A coalition of advertisers and media companies (my corporate master Time Warner included) today announced the name of a planned new ratings service to compete with Nielsen: the Coalition for Innovative Media Measurement, or CIMM. (Not actually sure how the acronym is pronounced, but “simm” works for my headline, so I’m sticking with it for now.)
The move is the culmination of years of griping by Nielsen’s clients that its data are off and, more recently, that it does not well enough measure people watching TV on DVRs, online, on mobile devices, outside the home, and so on and so on.
That it’s tougher to count viewers now is clear. But a stickier question still is how much those viewers are worth to advertisers.

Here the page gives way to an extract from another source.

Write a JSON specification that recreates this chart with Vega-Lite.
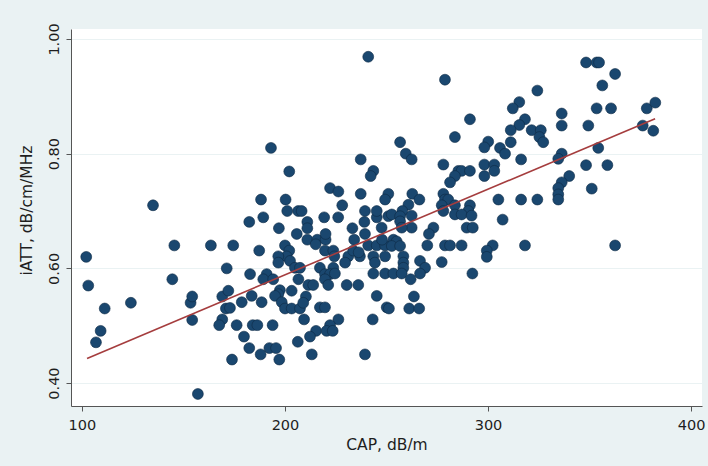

After all, the networks may be right that many more people than Nielsen measures are watching TV in nontraditional ways. But as Claire Atkinson points out at Broadcasting and Cable, the more relevant question is, should all those means of viewing be worth the same to advertisers?
Viewers for ad-supported TV are worth nothing in themselves. They are worth advertisers’ money to the extent that they watch ads. And more than that, to the extent that they pay attention to ads. And more than that, to the extent that they are subsequently moved to part with their own money.
I watch the vast majority of my non-screener TV on TiVo, where I invariably skip the ads. Any advertiser who would count me as worth the same ad rate as someone watching commercials on live TV is, I submit, an idiot.
Then again, I watch some TV online, where I don’t skip the ads, though I may look at another web page for 30 seconds. Does that viewing count as much? Does my watching a game on TV at a bar? (I don’t actually do that, but humor me.) It’s complicated—much more so than simply counting the numbers.